Exercise task = All of the lines below are to be printed again exactly; images are excluded from the output.

--- Begin Data block ---

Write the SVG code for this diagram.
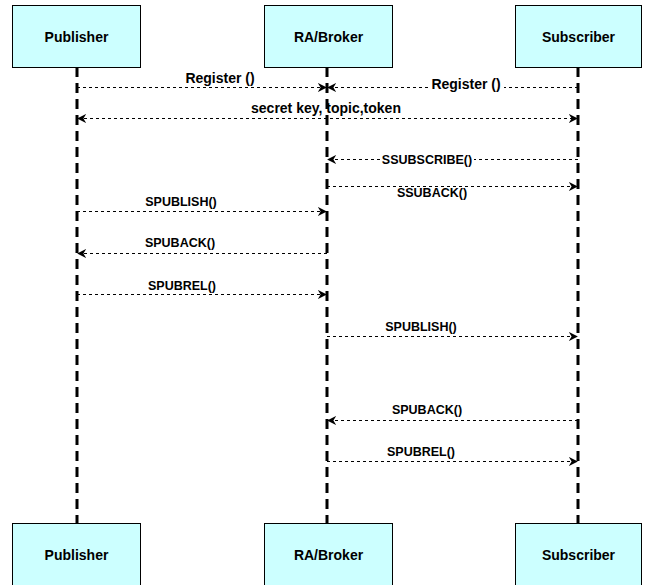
<svg xmlns="http://www.w3.org/2000/svg" width="648" height="585" viewBox="0 0 648 585">
<style>
.box{fill:#ccffff;stroke:#000;stroke-width:1}
.nl{font-family:"Liberation Sans",Arial,sans-serif;font-weight:bold;font-size:14px;text-anchor:middle;dominant-baseline:central}
.life{stroke:#000;stroke-width:3;stroke-dasharray:10 6;fill:none}
.msg{stroke:#000;stroke-width:1;stroke-dasharray:3 3;fill:none}
.ml{font-family:"Liberation Sans",Arial,sans-serif;font-weight:bold;font-size:12.5px;text-anchor:middle;dominant-baseline:central}
.mb{font-size:14px}
</style>
<defs>
<marker id="ah" viewBox="0 0 10 10" refX="9" refY="5" markerWidth="9" markerHeight="9" markerUnits="userSpaceOnUse" orient="auto-start-reverse">
<path d="M0,0 L10,5 L0,10 L3,5 Z" fill="#000"/>
</marker>
</defs>
<g id="lifelines">
<line class="life" x1="77" y1="67" x2="77" y2="523"/>
<line class="life" x1="327" y1="67" x2="327" y2="523"/>
<line class="life" x1="578" y1="67" x2="578" y2="523"/>
</g>
<g id="pub-top"><rect class="box" x="12.5" y="5.5" width="128" height="62"/><text class="nl" x="76.5" y="37">Publisher</text></g>
<g id="broker-top"><rect class="box" x="264.5" y="5.5" width="128" height="62"/><text class="nl" x="328.5" y="37">RA/Broker</text></g>
<g id="sub-top"><rect class="box" x="515.5" y="5.5" width="126" height="62"/><text class="nl" x="578.5" y="37">Subscriber</text></g>
<g id="pub-bot"><rect class="box" x="12.5" y="523.5" width="128" height="62"/><text class="nl" x="76.5" y="555">Publisher</text></g>
<g id="broker-bot"><rect class="box" x="264.5" y="523.5" width="128" height="62"/><text class="nl" x="328.5" y="555">RA/Broker</text></g>
<g id="sub-bot"><rect class="box" x="515.5" y="523.5" width="126" height="62"/><text class="nl" x="578.5" y="555">Subscriber</text></g>
<g id="connectors">
<line class="msg" x1="77" y1="87.5" x2="326" y2="87.5" marker-end="url(#ah)"/>
<text class="ml mb" x="220" y="78">Register ()</text>
<line class="msg" x1="578" y1="87.5" x2="328" y2="87.5" marker-end="url(#ah)"/>
<rect x="428" y="77" width="76" height="15" fill="#fff"/>
<text class="ml mb" x="466" y="84">Register ()</text>
<line class="msg" x1="78" y1="118.5" x2="577" y2="118.5" marker-start="url(#ah)" marker-end="url(#ah)"/>
<text class="ml mb" x="326" y="108">secret key, topic,token</text>
<line class="msg" x1="578" y1="159.5" x2="328" y2="159.5" marker-end="url(#ah)"/>
<rect x="380" y="152" width="94" height="15" fill="#fff"/>
<text class="ml" x="427" y="160">SSUBSCRIBE()</text>
<line class="msg" x1="327" y1="186.5" x2="577" y2="186.5" marker-end="url(#ah)"/>
<text class="ml" x="432" y="193">SSUBACK()</text>
<line class="msg" x1="77" y1="211.5" x2="326" y2="211.5" marker-end="url(#ah)"/>
<text class="ml" x="181" y="202">SPUBLISH()</text>
<line class="msg" x1="327" y1="253.5" x2="78" y2="253.5" marker-end="url(#ah)"/>
<text class="ml" x="180" y="243">SPUBACK()</text>
<line class="msg" x1="77" y1="294.5" x2="326" y2="294.5" marker-end="url(#ah)"/>
<text class="ml" x="182" y="286">SPUBREL()</text>
<line class="msg" x1="327" y1="336.5" x2="577" y2="336.5" marker-end="url(#ah)"/>
<text class="ml" x="421" y="327">SPUBLISH()</text>
<line class="msg" x1="578" y1="420.5" x2="328" y2="420.5" marker-end="url(#ah)"/>
<text class="ml" x="427" y="410">SPUBACK()</text>
<line class="msg" x1="327" y1="461.5" x2="577" y2="461.5" marker-end="url(#ah)"/>
<text class="ml" x="421" y="452">SPUBREL()</text>
</g>
</svg>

--- End Data block ---

Answer for the task =
Write the SVG code for this diagram.
<svg xmlns="http://www.w3.org/2000/svg" width="648" height="585" viewBox="0 0 648 585">
<style>
.box{fill:#ccffff;stroke:#000;stroke-width:1}
.nl{font-family:"Liberation Sans",Arial,sans-serif;font-weight:bold;font-size:14px;text-anchor:middle;dominant-baseline:central}
.life{stroke:#000;stroke-width:3;stroke-dasharray:10 6;fill:none}
.msg{stroke:#000;stroke-width:1;stroke-dasharray:3 3;fill:none}
.ml{font-family:"Liberation Sans",Arial,sans-serif;font-weight:bold;font-size:12.5px;text-anchor:middle;dominant-baseline:central}
.mb{font-size:14px}
</style>
<defs>
<marker id="ah" viewBox="0 0 10 10" refX="9" refY="5" markerWidth="9" markerHeight="9" markerUnits="userSpaceOnUse" orient="auto-start-reverse">
<path d="M0,0 L10,5 L0,10 L3,5 Z" fill="#000"/>
</marker>
</defs>
<g id="lifelines">
<line class="life" x1="77" y1="67" x2="77" y2="523"/>
<line class="life" x1="327" y1="67" x2="327" y2="523"/>
<line class="life" x1="578" y1="67" x2="578" y2="523"/>
</g>
<g id="pub-top"><rect class="box" x="12.5" y="5.5" width="128" height="62"/><text class="nl" x="76.5" y="37">Publisher</text></g>
<g id="broker-top"><rect class="box" x="264.5" y="5.5" width="128" height="62"/><text class="nl" x="328.5" y="37">RA/Broker</text></g>
<g id="sub-top"><rect class="box" x="515.5" y="5.5" width="126" height="62"/><text class="nl" x="578.5" y="37">Subscriber</text></g>
<g id="pub-bot"><rect class="box" x="12.5" y="523.5" width="128" height="62"/><text class="nl" x="76.5" y="555">Publisher</text></g>
<g id="broker-bot"><rect class="box" x="264.5" y="523.5" width="128" height="62"/><text class="nl" x="328.5" y="555">RA/Broker</text></g>
<g id="sub-bot"><rect class="box" x="515.5" y="523.5" width="126" height="62"/><text class="nl" x="578.5" y="555">Subscriber</text></g>
<g id="connectors">
<line class="msg" x1="77" y1="87.5" x2="326" y2="87.5" marker-end="url(#ah)"/>
<text class="ml mb" x="220" y="78">Register ()</text>
<line class="msg" x1="578" y1="87.5" x2="328" y2="87.5" marker-end="url(#ah)"/>
<rect x="428" y="77" width="76" height="15" fill="#fff"/>
<text class="ml mb" x="466" y="84">Register ()</text>
<line class="msg" x1="78" y1="118.5" x2="577" y2="118.5" marker-start="url(#ah)" marker-end="url(#ah)"/>
<text class="ml mb" x="326" y="108">secret key, topic,token</text>
<line class="msg" x1="578" y1="159.5" x2="328" y2="159.5" marker-end="url(#ah)"/>
<rect x="380" y="152" width="94" height="15" fill="#fff"/>
<text class="ml" x="427" y="160">SSUBSCRIBE()</text>
<line class="msg" x1="327" y1="186.5" x2="577" y2="186.5" marker-end="url(#ah)"/>
<text class="ml" x="432" y="193">SSUBACK()</text>
<line class="msg" x1="77" y1="211.5" x2="326" y2="211.5" marker-end="url(#ah)"/>
<text class="ml" x="181" y="202">SPUBLISH()</text>
<line class="msg" x1="327" y1="253.5" x2="78" y2="253.5" marker-end="url(#ah)"/>
<text class="ml" x="180" y="243">SPUBACK()</text>
<line class="msg" x1="77" y1="294.5" x2="326" y2="294.5" marker-end="url(#ah)"/>
<text class="ml" x="182" y="286">SPUBREL()</text>
<line class="msg" x1="327" y1="336.5" x2="577" y2="336.5" marker-end="url(#ah)"/>
<text class="ml" x="421" y="327">SPUBLISH()</text>
<line class="msg" x1="578" y1="420.5" x2="328" y2="420.5" marker-end="url(#ah)"/>
<text class="ml" x="427" y="410">SPUBACK()</text>
<line class="msg" x1="327" y1="461.5" x2="577" y2="461.5" marker-end="url(#ah)"/>
<text class="ml" x="421" y="452">SPUBREL()</text>
</g>
</svg>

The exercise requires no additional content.